Well things are changing. He left yesterday for his new job which is about an hour and a half away. He is only coming home during his days off. The arrangement is temporary until I am able to relocate where he is and this is only happening once I find a job. The situation we are in is on the opposite side of the spectrum of what we were used to. We went from 24/7 of being together to now being apart and only seeing other every so often.

We knew when he accepted this job that this is going to be our temporary norm. I don't have to like it but I am supporting him 100%. This opportunity is great for his career and his ultimate goal. For now, we shall see if absence does make the heart grow fonder.

Friday, July 9, 2010

Changes!

I get tired just thinking about them but I know that these are good changes. All within a week - J took a job offer down in Norfolk, we decided to make a move to VA Beach and Kayla turned one!

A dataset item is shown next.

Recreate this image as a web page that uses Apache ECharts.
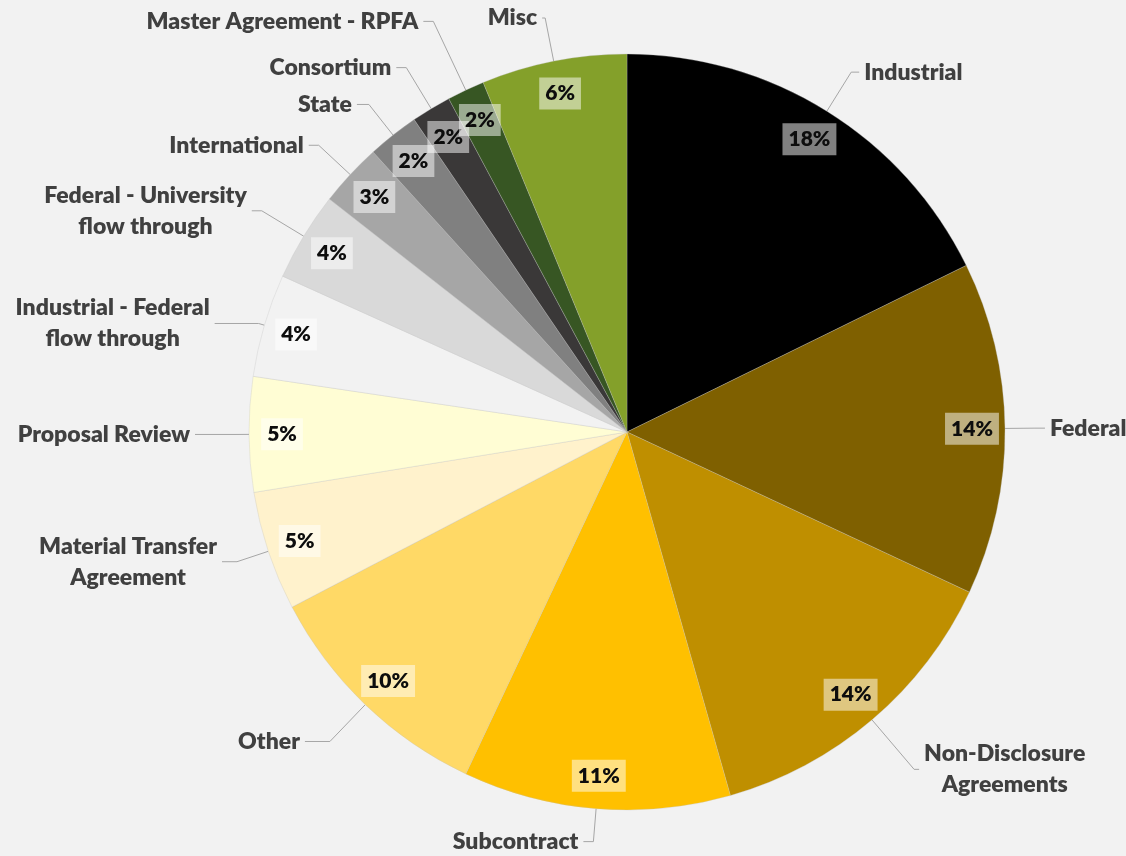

These are all exciting changes but moving makes me nervous. What makes me even more nervous is trying to find a job. I'm so scared that I won't find one. I'm also so scared that we are only going to see J very little while he's down in Norfolk and we are here. Can I really be a single parent on some days? Yikes. I get sad thinking about it. I'm sure I can juggle work and being a parent but what makes this whole situation hard is that J and Kayla will not see each other everyday anymore. I know it's only temporary but still!

Our plan is for me to stay here until I can find a job. The quicker I find a job - the quicker we can move. Worst case scenario is I don't find a job by a certain date and we still move.

So yes, lots of changes lately. Our household has been a little busy as you can see and I still need to work on a 1st birthday post.